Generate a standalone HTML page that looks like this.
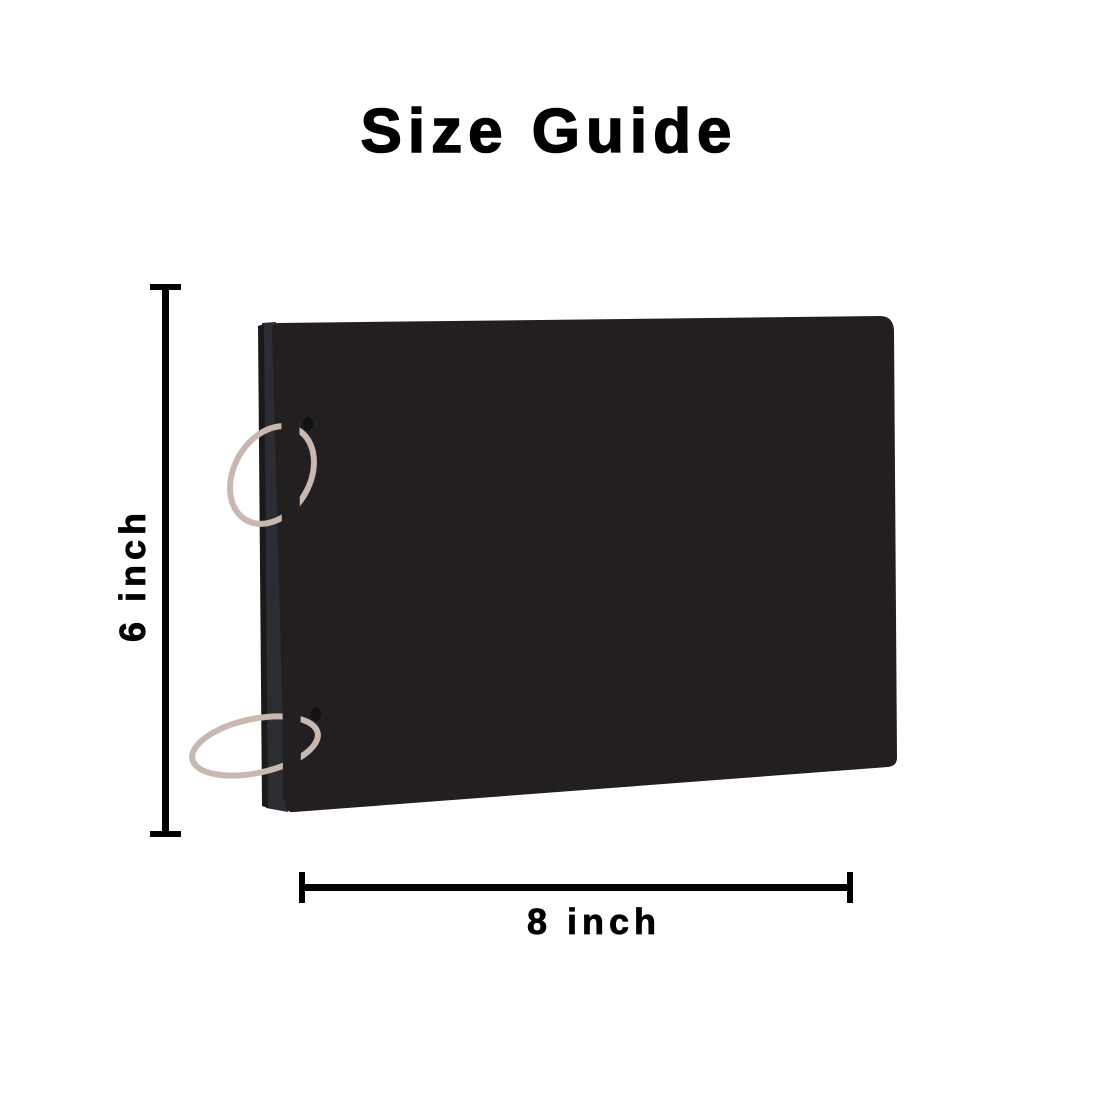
<!DOCTYPE html>
<html><head><meta charset="utf-8"><style>
html,body{margin:0;padding:0;background:#fff;}
svg{display:block;}
text{font-family:"Liberation Sans","DejaVu Sans",sans-serif;font-weight:bold;fill:#000;}
</style></head><body>
<svg width="1100" height="1100" viewBox="0 0 1100 1100">
  <rect width="1100" height="1100" fill="#fff"/>
  <text x="549" y="152" font-size="62" text-anchor="middle" letter-spacing="6" stroke="#000" stroke-width="1.5">Size Guide</text>

  <g>
    <rect x="162" y="287" width="7" height="547" fill="#000"/>
    <rect x="150" y="284" width="31" height="6" fill="#000"/>
    <rect x="150" y="831" width="31" height="6" fill="#000"/>
  </g>
  <text transform="translate(145,575) rotate(-90)" font-size="36" text-anchor="middle" letter-spacing="5" stroke="#000" stroke-width="0.8">6 inch</text>

  <g>
    <rect x="302" y="884" width="548" height="7" fill="#000"/>
    <rect x="299" y="872" width="6" height="31" fill="#000"/>
    <rect x="847" y="872" width="6" height="31" fill="#000"/>
  </g>
  <text x="594" y="934" font-size="36" text-anchor="middle" letter-spacing="5" stroke="#000" stroke-width="0.8">8 inch</text>

  <g>
    <path d="M262,323 L276,322 L288,812 L266,808 Z" fill="#2b2d33"/>
    <path d="M258,326 L264,324 L268,808 L262,806 Z" fill="#1a1a1a"/>
    <path d="M278,323 L880,316 Q893,316 894,330 L897,758 Q897,766 888,767 L294,812 Q286,813 285,804 L272,330 Q272,323 278,323 Z" fill="#231f20"/>
    <ellipse cx="308" cy="424" rx="5" ry="7" fill="#111"/>
    <ellipse cx="316" cy="714" rx="5" ry="7" fill="#111"/>
    <ellipse cx="272" cy="475" rx="38" ry="52" transform="rotate(30 272 475)" fill="none" stroke="#c9b8b0" stroke-width="6"/>
    <ellipse cx="255" cy="746" rx="64" ry="27" transform="rotate(-12 255 746)" fill="none" stroke="#c9b8b0" stroke-width="6"/>
    <path d="M290,330 L292,800" stroke="#231f20" stroke-width="18"/>
  </g>
</svg>
</body></html>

What to work on:
Output the material word for word, omitting its pictures.

Solution for this exercise:
Generate a standalone HTML page that looks like this.
<!DOCTYPE html>
<html><head><meta charset="utf-8"><style>
html,body{margin:0;padding:0;background:#fff;}
svg{display:block;}
text{font-family:"Liberation Sans","DejaVu Sans",sans-serif;font-weight:bold;fill:#000;}
</style></head><body>
<svg width="1100" height="1100" viewBox="0 0 1100 1100">
  <rect width="1100" height="1100" fill="#fff"/>
  <text x="549" y="152" font-size="62" text-anchor="middle" letter-spacing="6" stroke="#000" stroke-width="1.5">Size Guide</text>

  <g>
    <rect x="162" y="287" width="7" height="547" fill="#000"/>
    <rect x="150" y="284" width="31" height="6" fill="#000"/>
    <rect x="150" y="831" width="31" height="6" fill="#000"/>
  </g>
  <text transform="translate(145,575) rotate(-90)" font-size="36" text-anchor="middle" letter-spacing="5" stroke="#000" stroke-width="0.8">6 inch</text>

  <g>
    <rect x="302" y="884" width="548" height="7" fill="#000"/>
    <rect x="299" y="872" width="6" height="31" fill="#000"/>
    <rect x="847" y="872" width="6" height="31" fill="#000"/>
  </g>
  <text x="594" y="934" font-size="36" text-anchor="middle" letter-spacing="5" stroke="#000" stroke-width="0.8">8 inch</text>

  <g>
    <path d="M262,323 L276,322 L288,812 L266,808 Z" fill="#2b2d33"/>
    <path d="M258,326 L264,324 L268,808 L262,806 Z" fill="#1a1a1a"/>
    <path d="M278,323 L880,316 Q893,316 894,330 L897,758 Q897,766 888,767 L294,812 Q286,813 285,804 L272,330 Q272,323 278,323 Z" fill="#231f20"/>
    <ellipse cx="308" cy="424" rx="5" ry="7" fill="#111"/>
    <ellipse cx="316" cy="714" rx="5" ry="7" fill="#111"/>
    <ellipse cx="272" cy="475" rx="38" ry="52" transform="rotate(30 272 475)" fill="none" stroke="#c9b8b0" stroke-width="6"/>
    <ellipse cx="255" cy="746" rx="64" ry="27" transform="rotate(-12 255 746)" fill="none" stroke="#c9b8b0" stroke-width="6"/>
    <path d="M290,330 L292,800" stroke="#231f20" stroke-width="18"/>
  </g>
</svg>
</body></html>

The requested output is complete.